What are Data Lakes?

Data lakes are centralized repositories that store vast amounts of raw, unstructured, or semi-structured data. They are used to consolidate data from various sources and allow businesses to perform advanced analytics, machine learning, and other data processing operations.

Why is it important?

Data lakes are relevant to businesses because they enable them to store and analyze large volumes of data from different sources, including structured and unstructured data. By doing so, businesses can gain insights into their customers, operations, and market trends, and make data-driven decisions to optimize their processes and maximize their profits.

Key Challenges

However, data lakes also present some challenges for businesses.

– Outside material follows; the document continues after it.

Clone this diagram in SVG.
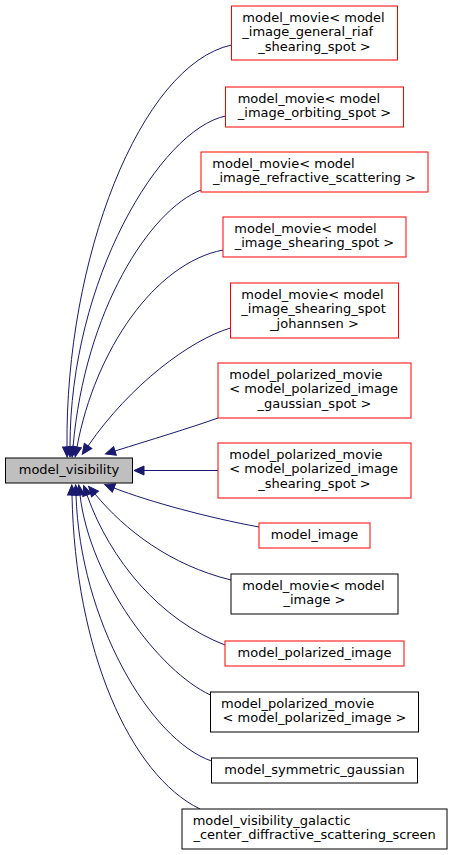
<svg xmlns="http://www.w3.org/2000/svg" width="453" height="855" viewBox="0 0 453 855">
<style>
  .n rect { fill: #ffffff; stroke-width: 1; }
  .red rect { stroke: #ff0000; }
  .blk rect { stroke: #000000; }
  .n text { font-family: "DejaVu Sans", "Liberation Sans", sans-serif; font-size: 13px; fill: #000000; }
  .c { text-anchor: middle; }
  .e path { fill: none; stroke: #191970; stroke-width: 1; marker-end: url(#ah); }
</style>
<defs>
  <marker id="ah" markerWidth="14" markerHeight="14" refX="1" refY="6" orient="auto" markerUnits="userSpaceOnUse" overflow="visible">
    <path d="M1,1.5 L11,6 L1,10.5 Z" fill="#191970" stroke="#191970" stroke-width="1"/>
  </marker>
</defs>
<rect width="453" height="855" fill="#ffffff"/>
<g id="edges" class="e">
  <path d="M231.5,45 C140,65 65,260 67,447"/>
  <path d="M225.5,116 C160,130 70,280 70,447"/>
  <path d="M201,190 C150,210 85,310 73,447"/>
  <path d="M223,250 C155,263 95,350 77,447"/>
  <path d="M230.5,328 C190,340 130,385 88,446"/>
  <path d="M218,418 C190,428 150,440 115,451"/>
  <path d="M218,470.5 L144,470.5"/>
  <path d="M259,527 C210,518 150,502 114,488"/>
  <path d="M231,580 C170,565 125,530 95,494"/>
  <path d="M225,645 C160,620 110,560 87,495"/>
  <path d="M210.5,695 C160,672 90,580 80,495"/>
  <path d="M211.5,761 C150,740 80,620 76,495"/>
  <path d="M200,809 C130,775 75,650 72,495"/>
</g>
<g id="model_visibility" class="n">
  <rect x="5.5" y="458" width="127" height="25" style="fill:#bfbfbf;stroke:#000000"/>
  <text class="c" x="69" y="473.7">model_visibility</text>
</g>
<g id="n1" class="n red">
  <rect x="231.5" y="6" width="166" height="54"/>
  <text x="242.3" y="21.7">model_movie&lt; model</text>
  <text x="242.3" y="36.2">_image_general_riaf</text>
  <text class="c" x="314.5" y="50.7">_shearing_spot &gt;</text>
</g>
<g id="n2" class="n red">
  <rect x="225.5" y="87" width="178" height="40"/>
  <text x="237.7" y="102.7">model_movie&lt; model</text>
  <text class="c" x="314.5" y="117.2">_image_orbiting_spot &gt;</text>
</g>
<g id="n3" class="n red">
  <rect x="201" y="152" width="227" height="40"/>
  <text x="212.3" y="167.7">model_movie&lt; model</text>
  <text class="c" x="314.5" y="182.2">_image_refractive_scattering &gt;</text>
</g>
<g id="n4" class="n red">
  <rect x="223" y="217" width="183" height="40"/>
  <text x="234.3" y="232.7">model_movie&lt; model</text>
  <text class="c" x="314.5" y="247.2">_image_shearing_spot &gt;</text>
</g>
<g id="n5" class="n red">
  <rect x="230.5" y="283" width="168" height="55"/>
  <text x="241.3" y="298.7">model_movie&lt; model</text>
  <text x="241.3" y="313.2">_image_shearing_spot</text>
  <text class="c" x="314.5" y="327.7">_johannsen &gt;</text>
</g>
<g id="n6" class="n red">
  <rect x="218" y="363" width="193" height="55"/>
  <text x="229.3" y="378.7">model_polarized_movie</text>
  <text x="229.3" y="393.2">&lt; model_polarized_image</text>
  <text class="c" x="314.5" y="407.7">_gaussian_spot &gt;</text>
</g>
<g id="n7" class="n red">
  <rect x="218" y="443" width="193" height="55"/>
  <text x="229.3" y="458.7">model_polarized_movie</text>
  <text x="229.3" y="473.2">&lt; model_polarized_image</text>
  <text class="c" x="314.5" y="487.7">_shearing_spot &gt;</text>
</g>
<g id="n8" class="n red">
  <rect x="259" y="523" width="111" height="25"/>
  <text class="c" x="314.5" y="538.7">model_image</text>
</g>
<g id="n9" class="n blk">
  <rect x="231" y="574" width="167" height="40"/>
  <text x="242.3" y="589.7">model_movie&lt; model</text>
  <text class="c" x="314.5" y="604.2">_image &gt;</text>
</g>
<g id="n10" class="n red">
  <rect x="225" y="641" width="179" height="25"/>
  <text class="c" x="314.5" y="656.7">model_polarized_image</text>
</g>
<g id="n11" class="n blk">
  <rect x="210.5" y="692" width="208" height="40"/>
  <text x="221" y="707.7">model_polarized_movie</text>
  <text class="c" x="314.5" y="722.2">&lt; model_polarized_image &gt;</text>
</g>
<g id="n12" class="n blk">
  <rect x="211.5" y="758" width="206" height="25"/>
  <text class="c" x="314.5" y="773.7">model_symmetric_gaussian</text>
</g>
<g id="n13" class="n blk">
  <rect x="182" y="809" width="265" height="40"/>
  <text x="192.7" y="824.7">model_visibility_galactic</text>
  <text class="c" x="314.5" y="839.2">_center_diffractive_scattering_screen</text>
</g>
</svg>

Some of the problems faced by businesses with data lakes include:

  1. Data quality issues: Data lakes often store raw or unstructured data, which can lead to data quality issues, such as inconsistencies, duplications, and inaccuracies. This can make it difficult for businesses to obtain accurate and reliable insights from their data.
  2. Security and privacy concerns: Data lakes can store sensitive data, such as customer information, financial data, and intellectual property. This can make them vulnerable to security breaches and cyber-attacks, which can result in significant financial and reputational damage.
  3. Lack of governance and control: Data lakes can be difficult to manage, as they may contain large volumes of unstructured data with no clear ownership or accountability. This can make it difficult for businesses to maintain data governance and control, and ensure compliance with regulatory requirements.
  4. Complexity and cost: Implementing and maintaining a data lake can be complex and costly, as it requires specialized skills and technologies, such as big data platforms, data integration tools, and analytics software. This can make it challenging for businesses to justify the investment and achieve a positive return on investment (ROI).

Building and managing a data lake is a difficult endeavour without the specialist skills required to deliver this work at scale. A data lake is only useful with strong data governance policies in place. To achieve the benefits of a data lake, it is necessary to consider not just how the data will be stored, but how it might be made accessible to the right stakeholders for consumption.